##### Given material

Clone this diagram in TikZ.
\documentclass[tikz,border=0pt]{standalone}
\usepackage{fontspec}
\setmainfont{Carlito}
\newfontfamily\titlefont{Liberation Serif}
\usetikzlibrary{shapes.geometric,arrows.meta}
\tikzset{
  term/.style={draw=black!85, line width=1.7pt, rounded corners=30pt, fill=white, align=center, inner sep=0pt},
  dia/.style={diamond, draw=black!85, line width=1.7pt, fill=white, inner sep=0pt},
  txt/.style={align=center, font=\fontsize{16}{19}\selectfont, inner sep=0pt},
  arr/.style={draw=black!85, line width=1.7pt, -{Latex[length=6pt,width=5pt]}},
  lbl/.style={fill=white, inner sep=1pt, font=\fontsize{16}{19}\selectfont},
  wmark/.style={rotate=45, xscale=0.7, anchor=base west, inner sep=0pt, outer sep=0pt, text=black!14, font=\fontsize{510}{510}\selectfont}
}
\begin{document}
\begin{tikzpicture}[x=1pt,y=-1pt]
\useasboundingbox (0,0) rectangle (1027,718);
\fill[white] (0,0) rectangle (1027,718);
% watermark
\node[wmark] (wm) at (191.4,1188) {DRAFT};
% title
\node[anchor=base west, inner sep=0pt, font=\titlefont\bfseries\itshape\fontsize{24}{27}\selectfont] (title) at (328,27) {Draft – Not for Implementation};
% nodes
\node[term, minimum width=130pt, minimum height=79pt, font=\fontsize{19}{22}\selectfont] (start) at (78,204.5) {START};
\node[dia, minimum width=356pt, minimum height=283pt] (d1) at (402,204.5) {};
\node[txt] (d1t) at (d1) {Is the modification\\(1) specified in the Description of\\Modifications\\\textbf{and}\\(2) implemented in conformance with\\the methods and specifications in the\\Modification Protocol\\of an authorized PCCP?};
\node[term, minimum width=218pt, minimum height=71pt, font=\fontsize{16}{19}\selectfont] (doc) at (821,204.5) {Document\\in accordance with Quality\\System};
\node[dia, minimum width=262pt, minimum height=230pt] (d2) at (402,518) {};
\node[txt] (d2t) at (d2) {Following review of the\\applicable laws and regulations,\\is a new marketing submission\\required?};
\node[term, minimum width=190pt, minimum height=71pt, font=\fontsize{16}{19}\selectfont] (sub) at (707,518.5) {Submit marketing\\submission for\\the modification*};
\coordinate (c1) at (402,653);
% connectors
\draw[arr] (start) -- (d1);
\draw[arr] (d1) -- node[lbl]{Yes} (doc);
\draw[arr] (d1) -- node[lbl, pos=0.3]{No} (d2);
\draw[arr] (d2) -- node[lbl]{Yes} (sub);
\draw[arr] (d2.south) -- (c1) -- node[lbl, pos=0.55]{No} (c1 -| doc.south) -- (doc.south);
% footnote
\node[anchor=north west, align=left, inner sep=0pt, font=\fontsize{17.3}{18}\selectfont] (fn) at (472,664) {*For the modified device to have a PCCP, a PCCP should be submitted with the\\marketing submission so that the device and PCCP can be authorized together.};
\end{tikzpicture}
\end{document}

##########

What is being asked. Extract all of the data above and output it character for character.

Response for this exercise.
Clone this diagram in TikZ.
\documentclass[tikz,border=0pt]{standalone}
\usepackage{fontspec}
\setmainfont{Carlito}
\newfontfamily\titlefont{Liberation Serif}
\usetikzlibrary{shapes.geometric,arrows.meta}
\tikzset{
  term/.style={draw=black!85, line width=1.7pt, rounded corners=30pt, fill=white, align=center, inner sep=0pt},
  dia/.style={diamond, draw=black!85, line width=1.7pt, fill=white, inner sep=0pt},
  txt/.style={align=center, font=\fontsize{16}{19}\selectfont, inner sep=0pt},
  arr/.style={draw=black!85, line width=1.7pt, -{Latex[length=6pt,width=5pt]}},
  lbl/.style={fill=white, inner sep=1pt, font=\fontsize{16}{19}\selectfont},
  wmark/.style={rotate=45, xscale=0.7, anchor=base west, inner sep=0pt, outer sep=0pt, text=black!14, font=\fontsize{510}{510}\selectfont}
}
\begin{document}
\begin{tikzpicture}[x=1pt,y=-1pt]
\useasboundingbox (0,0) rectangle (1027,718);
\fill[white] (0,0) rectangle (1027,718);
% watermark
\node[wmark] (wm) at (191.4,1188) {DRAFT};
% title
\node[anchor=base west, inner sep=0pt, font=\titlefont\bfseries\itshape\fontsize{24}{27}\selectfont] (title) at (328,27) {Draft – Not for Implementation};
% nodes
\node[term, minimum width=130pt, minimum height=79pt, font=\fontsize{19}{22}\selectfont] (start) at (78,204.5) {START};
\node[dia, minimum width=356pt, minimum height=283pt] (d1) at (402,204.5) {};
\node[txt] (d1t) at (d1) {Is the modification\\(1) specified in the Description of\\Modifications\\\textbf{and}\\(2) implemented in conformance with\\the methods and specifications in the\\Modification Protocol\\of an authorized PCCP?};
\node[term, minimum width=218pt, minimum height=71pt, font=\fontsize{16}{19}\selectfont] (doc) at (821,204.5) {Document\\in accordance with Quality\\System};
\node[dia, minimum width=262pt, minimum height=230pt] (d2) at (402,518) {};
\node[txt] (d2t) at (d2) {Following review of the\\applicable laws and regulations,\\is a new marketing submission\\required?};
\node[term, minimum width=190pt, minimum height=71pt, font=\fontsize{16}{19}\selectfont] (sub) at (707,518.5) {Submit marketing\\submission for\\the modification*};
\coordinate (c1) at (402,653);
% connectors
\draw[arr] (start) -- (d1);
\draw[arr] (d1) -- node[lbl]{Yes} (doc);
\draw[arr] (d1) -- node[lbl, pos=0.3]{No} (d2);
\draw[arr] (d2) -- node[lbl]{Yes} (sub);
\draw[arr] (d2.south) -- (c1) -- node[lbl, pos=0.55]{No} (c1 -| doc.south) -- (doc.south);
% footnote
\node[anchor=north west, align=left, inner sep=0pt, font=\fontsize{17.3}{18}\selectfont] (fn) at (472,664) {*For the modified device to have a PCCP, a PCCP should be submitted with the\\marketing submission so that the device and PCCP can be authorized together.};
\end{tikzpicture}
\end{document}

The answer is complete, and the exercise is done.